In a related story, Deepwater Horizon polluted the Gulf of Mexico with over 134,000,000 gallons of oil and killed 11 souls in the worst man-made oil disaster in the history of the industry.

No one was sent to prison

 
That's the system.

I read about injustices like this a lot. Can't remember anything specifically but if I run across one I will post it here.
 
Wrong:

the risk of a few dozen or hundred of corporations/companies are more manageable, predicatable than that of hundreds and billions of unruly individuals isolated or in bunches;

those companies remain more useful and beneficial to the whole system of which we are part for as long as the damages they may cause are considered just as "manageable", down to the last "enlightened" and "activist" member of the system... little nobodies committing "felonies" for their own sake (the felonies and the felons), do not.


That is actually how the world works: nationals get more wrought up by "injustices" in their own mediatic backyard than those being committed everywhere else... or even by the ripples of far away ones reaching their own shores, not caring about other shores;

many of those good people even feel fascinated by such "criminal injustices" involving humans, while they are horrified by the spiritual damage they resent from the material disasters that do not actually reach their own front doors and backyards.
 
It's not that hard to weigh the relative damage of 134 million gallons of oil released in one of the most fished bodies of water in the US, versus less garbage thrown overboard by two college punks than a freighter likely dumps in an average trip to deliver a load of cargo containers.

Felonies are major crimes. I'm a huge supporter of conservation, and deplore pollution. But, that doesn't change the relative damage of two trash cans of garbage. It's a misdemeanor, just like dumping along a country road. Should be punished. Should have reasonable fine that escalates if major or repeated. Should be on a person's criminal record.

But punishment should be proportionate. There were people culpable for the Deepwater Horizon disaster that were criminally negligent, and they should be convicted of felonies.
 
It's not that hard to weigh the relative damage of 134 million gallons of oil released in one of the most fished bodies of water in the US, versus less garbage thrown overboard by two college punks than a freighter likely dumps in an average trip to deliver a load of cargo containers.

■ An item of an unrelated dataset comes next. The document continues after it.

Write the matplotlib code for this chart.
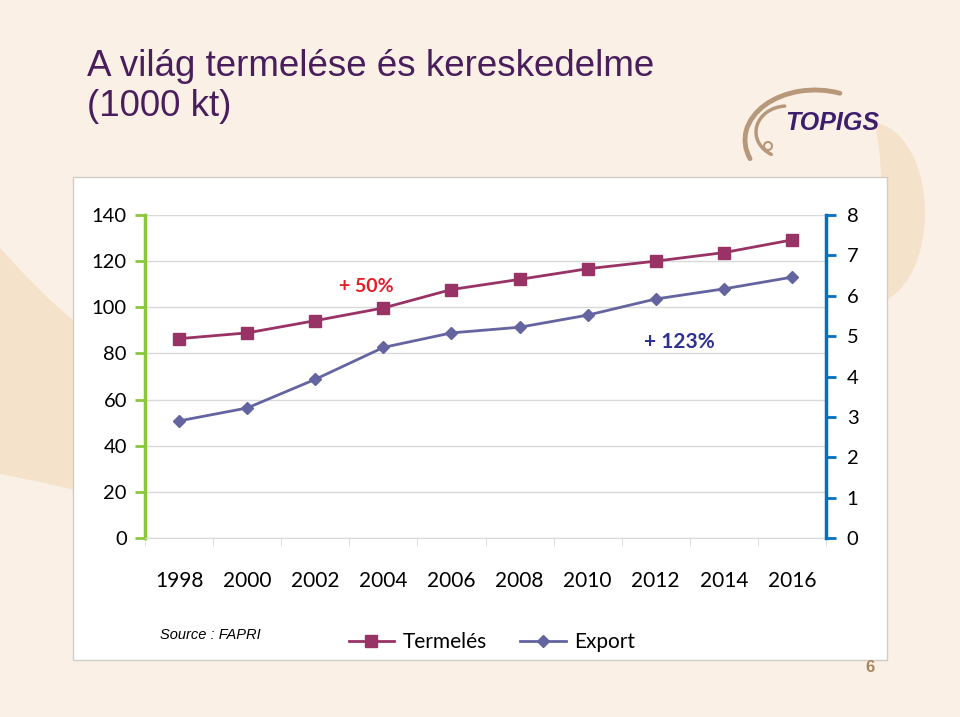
import matplotlib
matplotlib.use("Agg")
import matplotlib.pyplot as plt
from matplotlib.patches import Rectangle, Polygon, Arc, Circle
from matplotlib.lines import Line2D
import numpy as np

years = ["1998", "2000", "2002", "2004", "2006", "2008", "2010", "2012", "2014", "2016"]
termeles = [86.4, 88.9, 94.2, 99.7, 107.7, 112.1, 116.7, 120.0, 123.7, 129.2]
export = [2.90, 3.22, 3.93, 4.72, 5.08, 5.22, 5.52, 5.92, 6.17, 6.46]
left_ticks = [0, 20, 40, 60, 80, 100, 120, 140]
right_ticks = [0, 1, 2, 3, 4, 5, 6, 7, 8]

BG = "#FAF0E6"
DECO = "#F5E2CA"
C_T = "#993366"
C_E = "#6464A0"
GREEN = "#8CC63F"
BLUE = "#0070C0"
TITLE = "#4A1E5C"
TAN = "#B8987A"
FONT = "Lato"

W, H = 960, 717
fig = plt.figure(figsize=(W / 100, H / 100), dpi=100, facecolor=BG)

def fx(x): return x / W
def fy(y): return 1 - y / H

def sarc(cx, cy, w, h, a1, a2, **kw):
    # arc in screen angles (counterclockwise, up positive) on an inverted-y axes
    return Arc((cx, cy), w, h, theta1=-a2, theta2=-a1, **kw)

# decorative background shapes
bgax = fig.add_axes([0, 0, 1, 1], zorder=-10)
bgax.set_xlim(0, W); bgax.set_ylim(H, 0); bgax.axis("off")
# left band
bgax.add_patch(Polygon([(0, 248), (25, 275), (50, 300), (75, 322), (75, 490),
                        (40, 482), (0, 474)], closed=True, color=DECO, lw=0))
# right crescent
t = np.linspace(-np.pi / 2, np.pi / 2, 60)
outer = np.column_stack([872 + 53 * np.cos(t), 213 + 90 * np.sin(t)])
inner = np.column_stack([872 + 10 * np.cos(t[::-1]), 213 + 90 * np.sin(t[::-1])])
bgax.add_patch(Polygon(np.vstack([outer, inner]), closed=True, color=DECO, lw=0))
# logo swoosh
bgax.add_patch(sarc(815, 140, 140, 100, 62, 196, color=TAN, lw=3.5, capstyle="round"))
bgax.add_patch(sarc(787, 132, 62, 52, 95, 235, color=TAN, lw=2.5, capstyle="round"))
bgax.add_patch(Circle((768, 146), 4, fill=False, edgecolor=TAN, lw=1.5))

# white chart panel
fig.patches.append(Rectangle((fx(73), fy(660)), fx(887) - fx(73), fy(177) - fy(660),
                             transform=fig.transFigure, facecolor="white",
                             edgecolor="#D0CCC8", lw=1, zorder=-5))

ax = fig.add_axes([fx(145), fy(538), fx(826) - fx(145), fy(215) - fy(538)])
ax.set_facecolor("white")
x = np.arange(len(years))
ax.set_xlim(-0.5, len(years) - 0.5)
ax.set_ylim(0, 140)
ax.set_yticks(left_ticks)
ax.yaxis.grid(True, color="#D9D9D9", lw=1)
ax.set_axisbelow(True)
ax.set_xticks(x)
ax.set_xticklabels(years, fontsize=15, family=FONT)
ax.set_xticks(np.arange(-0.5, len(years)), minor=True)
ax.tick_params(axis="x", which="major", length=0, pad=24)
ax.tick_params(axis="x", which="minor", length=6, color="#D9D9D9", direction="out")
ax.tick_params(axis="y", which="major", length=7, width=2, color=GREEN, pad=6,
               labelsize=14.5)
for lab in ax.get_yticklabels():
    lab.set_family(FONT)
for s in ["top", "right"]:
    ax.spines[s].set_visible(False)
ax.spines["bottom"].set_color("#D9D9D9")
ax.spines["left"].set_color(GREEN)
ax.spines["left"].set_linewidth(2.5)

ax2 = ax.twinx()
ax2.set_ylim(0, 8)
ax2.set_yticks(right_ticks)
ax2.tick_params(axis="y", length=7, width=2, color=BLUE, pad=8, labelsize=14.5)
for lab in ax2.get_yticklabels():
    lab.set_family(FONT)
for s in ["top", "left", "bottom"]:
    ax2.spines[s].set_visible(False)
ax2.spines["right"].set_color(BLUE)
ax2.spines["right"].set_linewidth(2.5)

ax.plot(x, termeles, color=C_T, lw=2, marker="s", ms=8, zorder=5)
ax2.plot(x, export, color=C_E, lw=2, marker="D", ms=6.5, zorder=5)

ax.text(2.75, 109, "+ 50%", color="#E41E26", fontsize=14, fontweight="bold",
        family=FONT, ha="center", va="center")
ax2.text(7.35, 4.86, "+ 123%", color="#2E3192", fontsize=15, fontweight="bold",
         family=FONT, ha="center", va="center")

# title
fig.text(fx(87), fy(67), "A világ termelése és kereskedelme", fontsize=26.5,
         color=TITLE, family="Liberation Sans", va="center", ha="left")
fig.text(fx(87), fy(107), "(1000 kt)", fontsize=26.5,
         color=TITLE, family="Liberation Sans", va="center", ha="left")

# logo text
fig.text(fx(832), fy(123), "TOPIGS", fontsize=18, color="#3D1E6D",
         family="Liberation Sans", fontweight="bold", style="italic",
         ha="center", va="center")

# source and legend
fig.text(fx(160), fy(635), "Source : FAPRI", fontsize=10.5, style="italic",
         family="Liberation Sans", ha="left", va="center")
handles = [Line2D([], [], color=C_T, lw=2, marker="s", ms=8),
           Line2D([], [], color=C_E, lw=2, marker="D", ms=6.5)]
leg = fig.legend(handles, ["Termelés", "Export"], loc="center",
                 bbox_to_anchor=(fx(492), fy(642)), ncol=2, frameon=False,
                 prop={"family": FONT, "size": 15}, handlelength=2.2,
                 columnspacing=1.6, handletextpad=0.4)

fig.text(fx(870), fy(668), "6", fontsize=12, color="#A8875F", fontweight="bold",
         family="Liberation Sans", ha="center", va="center")

fig.savefig("out.png", dpi=100, facecolor=BG)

Felonies are major crimes. I'm a huge supporter of conservation, and deplore pollution. But, that doesn't change the relative damage of two trash cans of garbage. It's a misdemeanor, just like dumping along a country road. Should be punished. Should have reasonable fine that escalates if major or repeated. Should be on a person's criminal record.

But punishment should be proportionate. There were people culpable for the Deepwater Horizon disaster that were criminally negligent, and they should be convicted of felonies.
Again, you are not listening, reading, caring: you are assessing the wrong amount... it is not the garbage of the punctual spilling, more or less massive: it is what lies behind, and what is concerned is not a couple of punks against a big company, but the prospect of millions of people doing whatever they want with no benefit for anyone, (not even a small cleaning company), against a corporation that supports the daily lives of millions of people and which is (illusionary, I may concede) under a certain sort of "control".